One program item that I will mention is the panel on “Did Shakespeare Write Shakespeare?”, where Rick Foss found himself moderating between two anti-Stratfordians. Since one of them was Eric Flint, the session was basically a monologue. Mr. Flint, who doesn’t pretend to be a deep student of the “authorship question”, declared his support for the fatuous idea that a whole bunch of playwrights used “William Shakespeare” as a handy pseudonym. (Yeah, if I wrote Hamlet, Macbeth and King Lear, I’d let some angel take the credit, too.) His “decisive” argument against Shakespeare of Stratford’s having been the sole author (making allowances for occasional collaboration, as with Fletcher on Henry VIII and The Two Noble Kinsmen and with Middleton on Pericles) was that “he retired permanently to Stratford in 1604” – a “fact” about which his certainty was unshakeable, even though there’s not a shred of reason to believe it. For the rest, he expounded some of the standard anti-Stratfordian delusions, e. g., that Venus and Adonis is exceptionally learned and that the Stratford Man made his money as a “grain trader”. To give credit where it’s due, he also had the good sense to knock down some of his own side’s stale chestnuts; as an author himself, he knows that Shakespeare didn’t have to visit Italy in order to use it as a setting.

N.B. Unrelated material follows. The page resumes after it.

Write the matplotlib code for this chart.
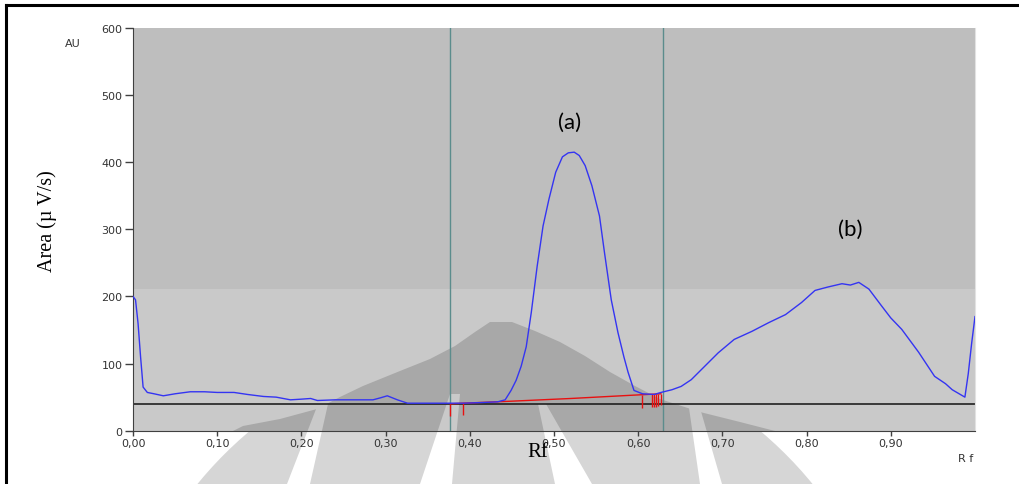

Oh, I mustn’t overlook a personal milestone. At the Westercon business meeting, I spoke on the prevailing side on a motion. That hasn’t occurred at any business meeting at any convention (including the mock business meeting at the Colorado Springs SMOFCon) since 1986.
To conclude, it was an enjoyable Westercon, arguably the most satisfactory in several years. My hope is that this, the oldest of continuous science fiction conventions after the Worldcon itself, is now on an upswing.